The new production follows the story line and music of the original, though it adds some curlicues, including three new songs based on melodies from other musicals. Producers enlisted Amanda Green, whose father, Adolph, was a lyricist on the 1954 version, to put new lyrics to the melodies. The results are numbers titled "Vengeance," "Only Pretend" and "A Wonderful World Without Peter." (A fourth song, "When I Went Home," is revived from road productions of the original "Peter Pan.")
As they rehearse "Vengeance," Walken leads a large entourage of villainous lackeys in a kind of two-step across the deck of a pirate ship. "A hook for every boy and a boy on every hook," he sings as he pledges bloody justice. Walken is in full get-up — pointy beard, oversized robe and the signature hook, of which he says, "We're still working on so it's not too dangerous."
Despite the heightened nature of the spectacle, there is something understated — skeptics might call it aloof — about Walken's performance.
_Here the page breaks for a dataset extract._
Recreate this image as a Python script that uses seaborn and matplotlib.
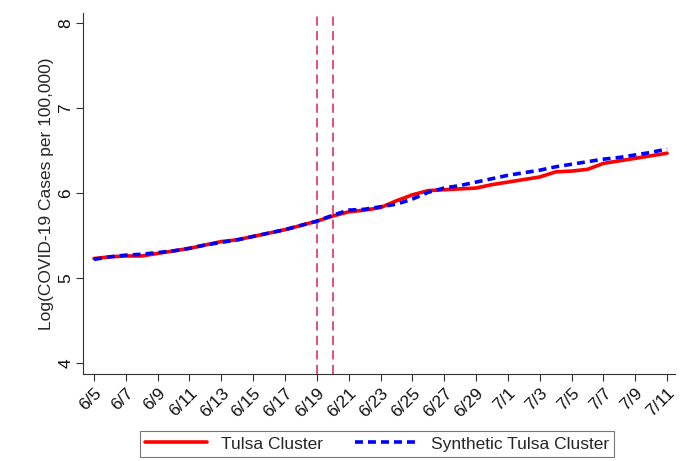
import numpy as np
import pandas as pd
import matplotlib
matplotlib.use("Agg")
import matplotlib.pyplot as plt
import seaborn as sns

dates = ["6/5","6/6","6/7","6/8","6/9","6/10","6/11","6/12","6/13","6/14","6/15","6/16",
         "6/17","6/18","6/19","6/20","6/21","6/22","6/23","6/24","6/25","6/26","6/27","6/28",
         "6/29","6/30","7/1","7/2","7/3","7/4","7/5","7/6","7/7","7/8","7/9","7/10","7/11"]
tulsa = [5.23,5.25,5.26,5.26,5.29,5.32,5.35,5.39,5.43,5.45,5.49,5.53,
         5.57,5.62,5.67,5.73,5.78,5.80,5.83,5.91,5.98,6.03,6.04,6.05,
         6.06,6.10,6.13,6.16,6.19,6.25,6.26,6.28,6.35,6.38,6.41,6.44,6.47]
synthetic = [5.22,5.25,5.27,5.28,5.30,5.32,5.35,5.39,5.42,5.45,5.49,5.53,
             5.57,5.62,5.67,5.74,5.80,5.81,5.84,5.87,5.93,6.01,6.06,6.09,
             6.13,6.17,6.21,6.24,6.27,6.31,6.34,6.37,6.40,6.42,6.45,6.48,6.52]
series_names = ["Tulsa Cluster", "Synthetic Tulsa Cluster"]
vlines = ["6/19", "6/20"]
yticks = [4, 5, 6, 7, 8]
ylabel = "Log(COVID-19 Cases per 100,000)"

sns.set_style("ticks")
plt.rcParams['font.family'] = ['Liberation Sans', 'DejaVu Sans']

df = pd.DataFrame({
    "idx": list(range(len(dates))) * 2,
    "value": tulsa + synthetic,
    "series": [series_names[0]] * len(dates) + [series_names[1]] * len(dates),
})

FS = 12.5
fig = plt.figure(figsize=(6.87, 4.61), dpi=100)
ax = fig.add_axes([83/687, 1-374/461, (675-83)/687, (374-12.7)/461])

sns.lineplot(data=df, x="idx", y="value", hue="series", style="series",
             palette={series_names[0]: "#ff0000", series_names[1]: "#0000ff"},
             dashes={series_names[0]: "", series_names[1]: (2.2, 1.4)},
             linewidth=2.6, ax=ax, legend=True)

for v in vlines:
    ax.axvline(dates.index(v), color="#dc1f50", linestyle=(0, (6, 3.5)), linewidth=1.1, zorder=1)

ax.set_xlim(-0.69, 36.5)
ax.set_ylim(3.87, 8.125)
ax.set_xticks(range(0, len(dates), 2))
ax.set_xticklabels(dates[::2], rotation=45, ha="right", rotation_mode="anchor", fontsize=FS)
ax.set_yticks(yticks)
ax.set_yticklabels([str(t) for t in yticks], rotation=90, va="center", fontsize=FS)
ax.set_xlabel("")
ax.set_ylabel(ylabel, fontsize=FS, labelpad=3)
ax.tick_params(axis="both", length=5, width=0.8, color="#333333", labelcolor="#111111")
ax.tick_params(axis="y", pad=2)
for s in ["top", "right"]:
    ax.spines[s].set_visible(False)
for s in ["left", "bottom"]:
    ax.spines[s].set_color("#333333")
    ax.spines[s].set_linewidth(0.8)

handles, labels = ax.get_legend_handles_labels()
leg = ax.legend(handles, labels, loc="center", bbox_to_anchor=(377/687, 1-444/461),
                bbox_transform=fig.transFigure, ncol=2, frameon=True, fancybox=False,
                edgecolor="#555555", fontsize=FS, handlelength=3.6, columnspacing=1.8,
                borderpad=0.3, handletextpad=0.8)
leg.get_frame().set_linewidth(0.8)

fig.savefig("out.png", dpi=100)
His might be the most scrutinized turn of the production. Williams is a fresh-faced talent with a singing background, and many of the others are Broadway veterans. But a man known for his off-kilter edginess has mostly been a song-and-dance man just for laughs on "Saturday Night Live," and his soft-shoeing blackbeard is the show's chanciest move. "(He's a villain but he's also a sweetie," says Walken of his interpretation of the role. "Hook really just wants to be loved.")
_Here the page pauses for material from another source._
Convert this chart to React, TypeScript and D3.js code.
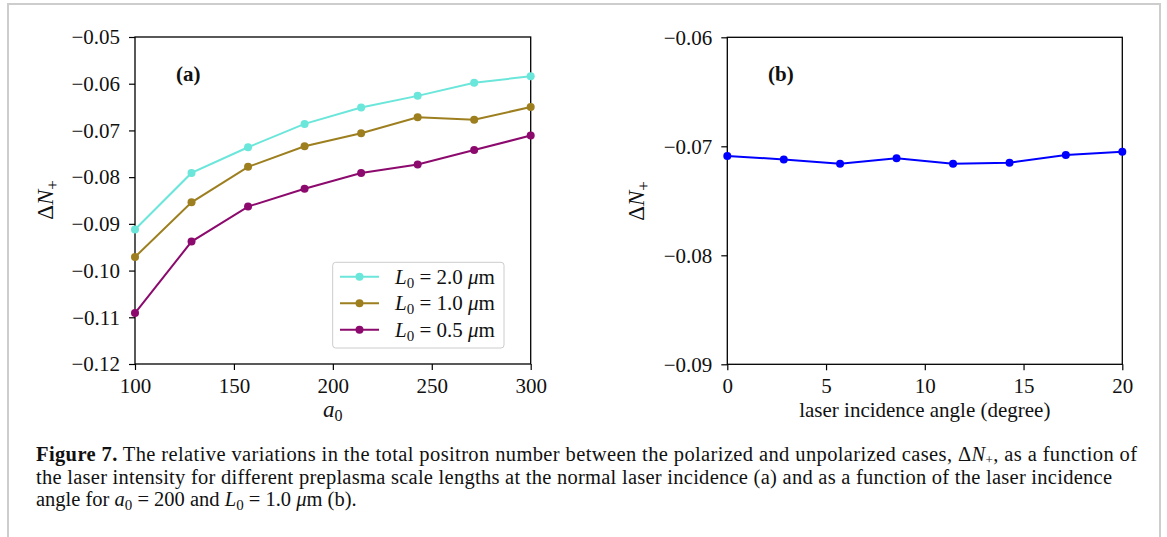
import React, { useEffect, useRef } from 'react';
import * as d3 from 'd3';

// laser amplitude a0 (panel a) and incidence angle in degrees (panel b)
const A0 = [100, 128.57, 157.14, 185.71, 214.29, 242.86, 271.43, 300];
const ANGLES = [0, 2.86, 5.71, 8.57, 11.43, 14.29, 17.14, 20];

// ΔN+ for each preplasma scale length
const DN_L20 = [-0.0912, -0.0791, -0.0736, -0.0686, -0.0651, -0.0626, -0.0598, -0.0584];
const DN_L10 = [-0.0971, -0.0854, -0.0778, -0.0734, -0.0706, -0.0672, -0.0677, -0.0650];
const DN_L05 = [-0.1091, -0.0938, -0.0863, -0.0825, -0.0791, -0.0773, -0.0742, -0.0711];
const DN_ANGLE = [-0.0709, -0.0712, -0.0716, -0.0711, -0.0716, -0.0715, -0.0708, -0.0705];

const L0_LABELS = ['2.0', '1.0', '0.5'];
const SERIES_COLORS = ['#6be6da', '#9d7f1f', '#8c0a6d'];
const ANGLE_COLOR = '#0000ff';

const A_XTICKS = [100, 150, 200, 250, 300];
const A_YTICKS = [-0.12, -0.11, -0.10, -0.09, -0.08, -0.07, -0.06, -0.05];
const B_XTICKS = [0, 5, 10, 15, 20];
const B_YTICKS = [-0.09, -0.08, -0.07, -0.06];

const FONT = '"Liberation Serif", "DejaVu Serif", serif';

export default function App() {
  const ref = useRef<SVGSVGElement>(null);

  useEffect(() => {
    const svg = d3.select(ref.current);
    svg.selectAll('*').remove();

    // page frame
    svg.append('path').attr('d', 'M8,540 V4 H1160 V540').attr('fill', 'none')
      .attr('stroke', '#cdcdcd').attr('stroke-width', 2);

    const drawPanel = (box, xDom, yDom, xTicks, yTicks, xFmt) => {
      const x = d3.scaleLinear().domain(xDom).range([box.left, box.right]);
      const y = d3.scaleLinear().domain(yDom).range([box.bottom, box.top]);
      const g = svg.append('g');
      const xa = g.append('g').attr('transform', `translate(0,${box.bottom})`)
        .call(d3.axisBottom(x).tickValues(xTicks).tickFormat(xFmt).tickSize(6).tickSizeOuter(0).tickPadding(8));
      const ya = g.append('g').attr('transform', `translate(${box.left},0)`)
        .call(d3.axisLeft(y).tickValues(yTicks).tickFormat(d3.format('.2f')).tickSize(6).tickSizeOuter(0).tickPadding(9));
      [xa, ya].forEach(a => {
        a.selectAll('.domain').remove();
        a.selectAll('line').attr('stroke', '#000').attr('stroke-width', 1.2);
        a.selectAll('text').attr('font-family', FONT).attr('font-size', 21).attr('fill', '#111');
      });
      g.append('rect').attr('x', box.left).attr('y', box.top)
        .attr('width', box.right - box.left).attr('height', box.bottom - box.top)
        .attr('fill', 'none').attr('stroke', '#000').attr('stroke-width', 1.3);
      return {x, y, g};
    };

    const plotLine = (p, xs, ys, color) => {
      const pts = xs.map((v, i) => [v, ys[i]]);
      const line = d3.line().x(d => p.x(d[0])).y(d => p.y(d[1]));
      p.g.append('path').datum(pts).attr('d', line).attr('fill', 'none')
        .attr('stroke', color).attr('stroke-width', 2);
      p.g.selectAll(null).data(pts).enter().append('circle')
        .attr('cx', d => p.x(d[0])).attr('cy', d => p.y(d[1])).attr('r', 4).attr('fill', color);
    };

    const yLabel = (cx, cy) => {
      const t = svg.append('text').attr('transform', `translate(${cx},${cy}) rotate(-90)`)
        .attr('text-anchor', 'middle').attr('font-family', FONT).attr('font-size', 23).attr('fill', '#111');
      t.append('tspan').text('Δ');
      t.append('tspan').attr('font-style', 'italic').text('N');
      t.append('tspan').attr('font-size', 17).attr('dy', 5).text('+');
    };

    // Panel (a)
    const boxA = {left: 135, right: 530.7, top: 37, bottom: 364};
    const pa = drawPanel(boxA, [100, 300], [-0.12, -0.05], A_XTICKS, A_YTICKS, d3.format('d'));
    [DN_L20, DN_L10, DN_L05].forEach((s, i) => plotLine(pa, A0, s, SERIES_COLORS[i]));
    svg.append('text').attr('x', 176).attr('y', 81).attr('font-family', FONT).attr('font-size', 21)
      .attr('font-weight', 'bold').attr('fill', '#111').text('(a)');
    yLabel(53, 200);
    const xlA = svg.append('text').attr('x', (boxA.left + boxA.right) / 2).attr('y', 417)
      .attr('text-anchor', 'middle').attr('font-family', FONT).attr('font-size', 23).attr('fill', '#111');
    xlA.append('tspan').attr('font-style', 'italic').text('a');
    xlA.append('tspan').attr('font-size', 16).attr('dy', 4).text('0');

    // legend
    const leg = svg.append('g');
    leg.append('rect').attr('x', 332.7).attr('y', 262.3).attr('width', 171.3).attr('height', 85.7)
      .attr('rx', 3).attr('fill', '#fff').attr('fill-opacity', 0.8).attr('stroke', '#cccccc').attr('stroke-width', 1);
    L0_LABELS.forEach((lab, i) => {
      const cy = 276.7 + i * 26.5;
      leg.append('line').attr('x1', 340).attr('x2', 379).attr('y1', cy).attr('y2', cy)
        .attr('stroke', SERIES_COLORS[i]).attr('stroke-width', 2);
      leg.append('circle').attr('cx', 359.5).attr('cy', cy).attr('r', 4).attr('fill', SERIES_COLORS[i]);
      const t = leg.append('text').attr('x', 395).attr('y', cy + 7).attr('font-family', FONT)
        .attr('font-size', 21).attr('fill', '#111');
      t.append('tspan').attr('font-style', 'italic').text('L');
      t.append('tspan').attr('font-size', 15).attr('dy', 4).text('0');
      t.append('tspan').attr('dy', -4).text(` = ${lab} `);
      t.append('tspan').attr('font-style', 'italic').text('μ');
      t.append('tspan').text('m');
    });

    // Panel (b)
    const boxB = {left: 727.3, right: 1122.3, top: 37.3, bottom: 364.3};
    const pb = drawPanel(boxB, [0, 20], [-0.09, -0.06], B_XTICKS, B_YTICKS, d3.format('d'));
    plotLine(pb, ANGLES, DN_ANGLE, ANGLE_COLOR);
    svg.append('text').attr('x', 768).attr('y', 81).attr('font-family', FONT).attr('font-size', 21)
      .attr('font-weight', 'bold').attr('fill', '#111').text('(b)');
    yLabel(644, 201);
    svg.append('text').attr('x', (boxB.left + boxB.right) / 2).attr('y', 417)
      .attr('text-anchor', 'middle').attr('font-family', FONT).attr('font-size', 21).attr('fill', '#111')
      .text('laser incidence angle (degree)');

    // caption
    const cap = svg.append('g').attr('font-family', FONT).attr('font-size', 20.5).attr('fill', '#111');
    const l1 = cap.append('text').attr('x', 36).attr('y', 461).attr('textLength', 1101).attr('lengthAdjust', 'spacing');
    l1.append('tspan').attr('font-weight', 'bold').text('Figure 7.');
    l1.append('tspan').text(' The relative variations in the total positron number between the polarized and unpolarized cases, Δ');
    l1.append('tspan').attr('font-style', 'italic').text('N');
    l1.append('tspan').attr('font-size', 13).attr('dy', 3).text('+');
    l1.append('tspan').attr('dy', -3).text(', as a function of');
    cap.append('text').attr('x', 36).attr('y', 484).attr('textLength', 1076).attr('lengthAdjust', 'spacing')
      .text('the laser intensity for different preplasma scale lengths at the normal laser incidence (a) and as a function of the laser incidence');
    const l3 = cap.append('text').attr('x', 36).attr('y', 506);
    l3.append('tspan').text('angle for ');
    l3.append('tspan').attr('font-style', 'italic').text('a');
    l3.append('tspan').attr('font-size', 15).attr('dy', 4).text('0');
    l3.append('tspan').attr('dy', -4).text(' = 200 and ');
    l3.append('tspan').attr('font-style', 'italic').text('L');
    l3.append('tspan').attr('font-size', 15).attr('dy', 4).text('0');
    l3.append('tspan').attr('dy', -4).text(' = 1.0 ');
    l3.append('tspan').attr('font-style', 'italic').text('μ');
    l3.append('tspan').text('m (b).');
  }, []);

  return (
    <svg ref={ref} width={1167} height={537}
      style={{position: 'absolute', left: 0, top: 0, background: '#fff'}} />
  );
}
There is also much sidekick gusto from Borle, the "Sound of Music" and "Peter and the Starcatcher" veteran who does double duty here as Hook consigliere Smee and the Darling father. "This is just a little more elaborate than 'Sound of Music,'" the actor says dryly of the scope of the production shortly after rehearsing a number in an entirely different section of the soundstage.
Indeed, where last year's telecast was a traditional three-wall affair with basic blocking and Carrie Underwood singing, "Peter Pan Live!" is a colorful, swinging spectacle with multiple giant sets, smoke machines, fake night skies and a purple-hued Neverland created by the Broadway set-designing stalwart Derek McLane. The show aims to be the ultimate cinema-stage hybrid, which can create challenges — McLane says he initially wanted even more vibrant colors for Neverland, but they overwhelmed when viewed on a screen.
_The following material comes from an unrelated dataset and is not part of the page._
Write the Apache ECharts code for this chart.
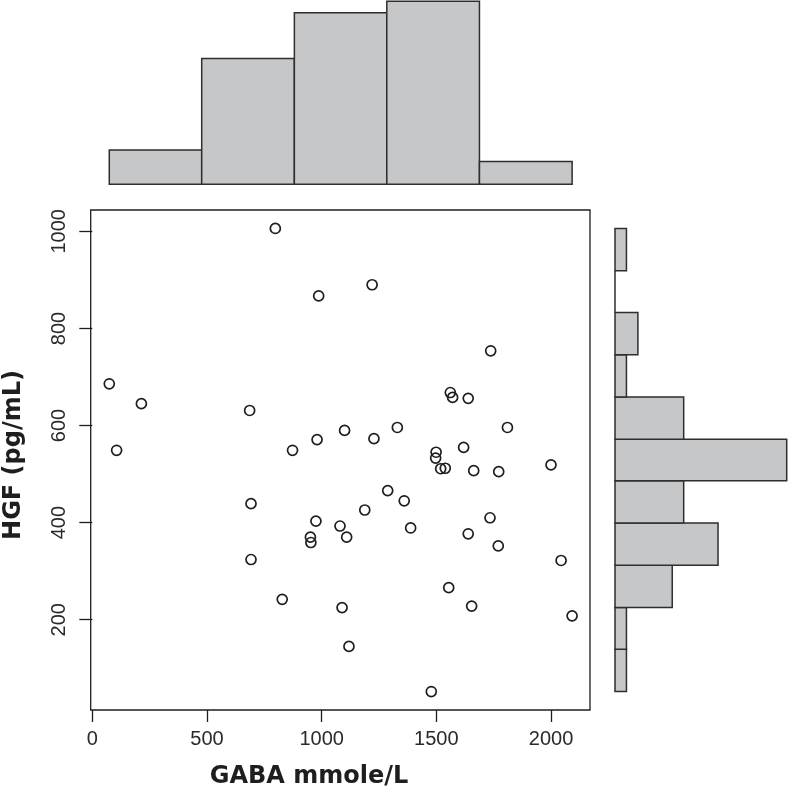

"There were a lot of voices that wanted to put this on like a traditional stage show," Zadan says. "But this is a fantasy, so we wanted it to feel like that."
To handle the moving parts, the production has hired two directors, the Emmy-winning award-show veteran Glenn Weiss and the Tony-winning Broadway choreographer Rob Ashford. During rehearsals, Weiss stood behind the monitors as he watched nearly a dozen simultaneous angles, calling out numbers the broadcast will switch to with the split-second timing of a conductor. Unlike a straight stage show — which plays out all the action at once and lets theatergoers decide where to train their eyes--even small misalignments in camera-cutting here means the viewer will be looking at the wrong thing.
Weiss and his team stopped every few minutes to huddle with Williams and others and work out various kinks. "It's not like football or most live broadcasts where you just cover the event," Weiss says. "You really have to create it as you go."
This has added up to some pretty large stakes. NBC on Thursday has one chance to make it right; a second take for a flubbed scene isn't an option.
And while "Peter Pan Live!'s'" budget hasn't been disclosed, there's a reason (besides the DVR-proofing) that the network has been seeking a reported $350,000-per-30-second spot — this is not a low-budget enterprise. The aerials are being orchestrated by Flying by Foy, the Las Vegas giant that builds such an apparatus for massive stage productions (including "Peter Pan") that tend to run for years, not one night.
"It's a big bet and a big expenditure and hopefully a big payoff," says Robert Greenblatt, chairman of NBC Entertainment.
Greenblatt says the network would break even with numbers "significantly below" the average 18.5 million viewers who tuned in for "Sound of Music." And there are intangible branding benefits to "Peter Pan Live!" no matter where the ratings end up, he adds, since the production complements the network's big-ticket events such as the Olympics and the Golden Globes.
"Sound of Music" was mostly panned and provided cultural blood sport for both professional critics and social-media live-snarkers. If the pattern is repeated, "Peter Pan Live!" could solidify a new type of commercial-entertainment genre: the massively popular, broadly derided live-event broadcast. As Greenblatt quips of last year's telecast, "Everyone hated it but our audience."
And there's money to be made even with negative reactions — rubberneckers, after all, count toward viewership figures too.
Teasers for "Peter Pan Live!" have already engendered some Twitter titters. Chatting with the cast and crew, one finds them at the ready with some persuasive explanations: earnestness invites snark; it's no fun for social media users to compliment live events so everything is skewed to the negative.
Performing in a show like "Peter Pan Live!," they say, simply means that these reactions come with the territory.
"I get it. We're the musical-theater kids, and everyone likes to make fun of the musical-theater kids," Williams says. "But I'd ask that people turn off their snark machines. Not permanently and not even for a long time. Just for a few hours." Then she stands up, floats above the set and begins another song.